Artist in Residence – Bringing Life to Words

Christ Church Uniting, 1 October 2023

with Matthew 21:23–32 

Stories are elusive.

Words are mysterious.

Meaning hard to pin down.

Between oppressor and oppressed

We hear today one of many stories of the Jewish leaders questioning Jesus’ authority. We’ve been trained to think of this as inappropriate questioning, as disrespectful and dismissive.

But what is the story of the Temple leaders, actually? I am going to follow Richard Swanson’s provocation of the story here. (Drawing on his commentary. he says more here). Could it be that they are, in a Jerusalem oppressed by Rome, thrust into an impossible position akin to the Judenrat under Nazi oppression last century? Forced to become the oppressor’s organ of liaison with the oppressed, the Judenrat, the Jewish leaders, are damned if they do the oppressor’s bidding – by their own as traitors – and damned if they do not – along with their own people under the swords or guns or gas chambers of a far mightier power?

Rome will hear their answer to Jesus’ question in reply to their challenge, and they will lose, either way.
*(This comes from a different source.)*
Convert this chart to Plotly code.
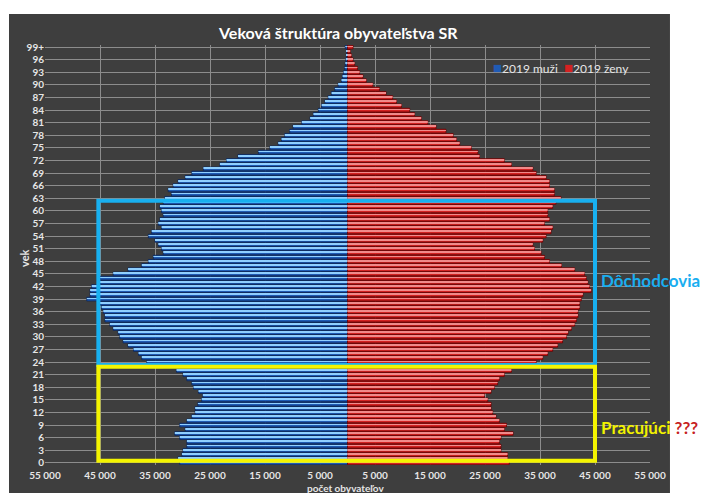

They will be punished for support of one rabble-rouser, the Baptiser, John, or for provoking the people who will surely riot if they publicly deny the Baptiser’s God-given authority. ‘We do not know’ perhaps saves not only their own hides, but the lives of the people.

Ooh, hearing the other side of the story can be uncomfortable, can’t it?

Inconvenient.

Listening well to stories

Jesus’s silence, then, on the question of his authority, may not be judgement as we have come to hear it. What if it is also protection for himself and for these leaders and the people? What if Jesus recognises the situation more clearly than the leaders, who surely must ask on what authority this new teacher among them is acting – it’s the responsible thing to do, for is it not what we would do?

And yet. Jesus tells a story that still offers a challenge. He tells a story that asks the hearer, does God’s pleasure come from a promised given but not kept, or from a rejection revoked? The gift of story is not in the answers it provides, but the questions it raises. Sure, it’s an uncomfortable and inconvenient gift at times. But it is a gift. An empowering, invitation of a gift.

What to do now, with such provocation, with such Story? Let’s seriously consider, to what stories we listen, and how we hear them?